> _STATED GOAL_:
Spot every line with the word "that" and return it.

> _INPUT FOR THIS TASK_:
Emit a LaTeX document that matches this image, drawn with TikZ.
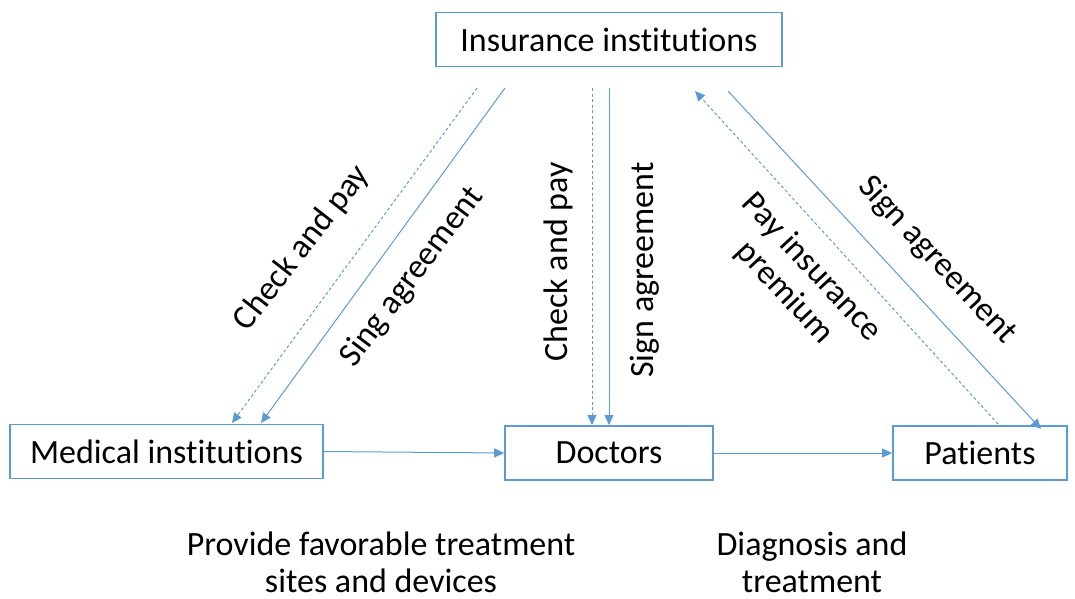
\documentclass[tikz,border=0pt]{standalone}
\usepackage{fontspec}
\setmainfont{Carlito}[Ligatures=NoCommon]
\usetikzlibrary{arrows.meta}
\definecolor{boxblue}{RGB}{91,155,213}
\begin{document}
\begin{tikzpicture}[x=1pt,y=-1pt,
  box/.style={draw=boxblue,line width=1.6pt,minimum height=54pt,inner sep=0pt,font=\fontsize{34}{40}\selectfont},
  link/.style={draw=boxblue,line width=1pt,-{Triangle[length=10pt,width=9pt]}},
  dlink/.style={link,dash pattern=on 3pt off 2.5pt},
  lbl/.style={font=\fontsize{34}{37}\selectfont,align=center,inner sep=0pt}]
\useasboundingbox (0,0) rectangle (1075,598);
% boxes
\node[box,minimum width=346pt] (ins) at (609,39.5) {Insurance institutions};
\node[box,minimum width=313pt] (med) at (166.5,451.5) {Medical institutions};
\node[box,minimum width=208pt] (doc) at (609,453) {Doctors};
\node[box,minimum width=174pt] (pat) at (980,453) {Patients};
% end points of the slanted and vertical links
\coordinate (a1) at (477,88);  \coordinate (b1) at (232,423);
\coordinate (a2) at (505,88);  \coordinate (b2) at (261,423);
\coordinate (a3) at (592,88);  \coordinate (b3) at (592,425);
\coordinate (a4) at (609,88);  \coordinate (b4) at (609,425);
\coordinate (a5) at (695,91);  \coordinate (b5) at (998,424);
\coordinate (a6) at (728,91);  \coordinate (b6) at (1041,429);
\draw[dlink] (a1) -- (b1);
\draw[link] (a2) -- (b2);
\draw[dlink] (a3) -- (b3);
\draw[link] (a4) -- (b4);
\draw[dlink] (b5) -- (a5);
\draw[link] (a6) -- (b6);
\draw[link] (med.east) -- (doc.west);
\draw[link] (doc.east) -- (pat.west);
% labels
\node[lbl,rotate=52] (l1) at (302,248) {Check and pay};
\node[lbl,rotate=53] (l2) at (412,277) {Sing agreement};
\node[lbl,rotate=90] (l3) at (558,262) {Check and pay};
\node[lbl,rotate=90] (l4) at (645,270) {Sign agreement};
\node[lbl,rotate=-47] (l5) at (798,280) {Pay insurance\\premium};
\node[lbl,rotate=-47] (l6) at (937,260) {Sign agreement};
\node[lbl] (l7) at (381,562) {Provide favorable treatment\\sites and devices};
\node[lbl] (l8) at (812,562) {Diagnosis and\\treatment};
\end{tikzpicture}
\end{document}
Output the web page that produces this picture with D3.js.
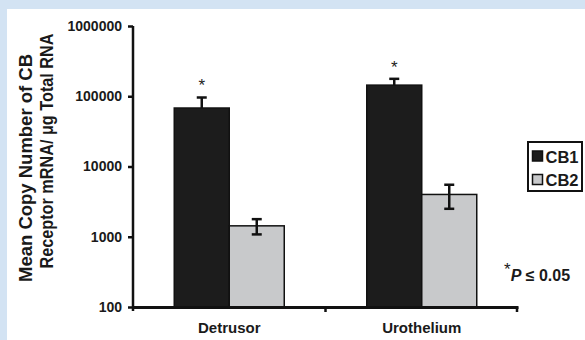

> _ANSWER FOR THE TASK_:
Emit a LaTeX document that matches this image, drawn with TikZ.
Output the web page that produces this picture with D3.js.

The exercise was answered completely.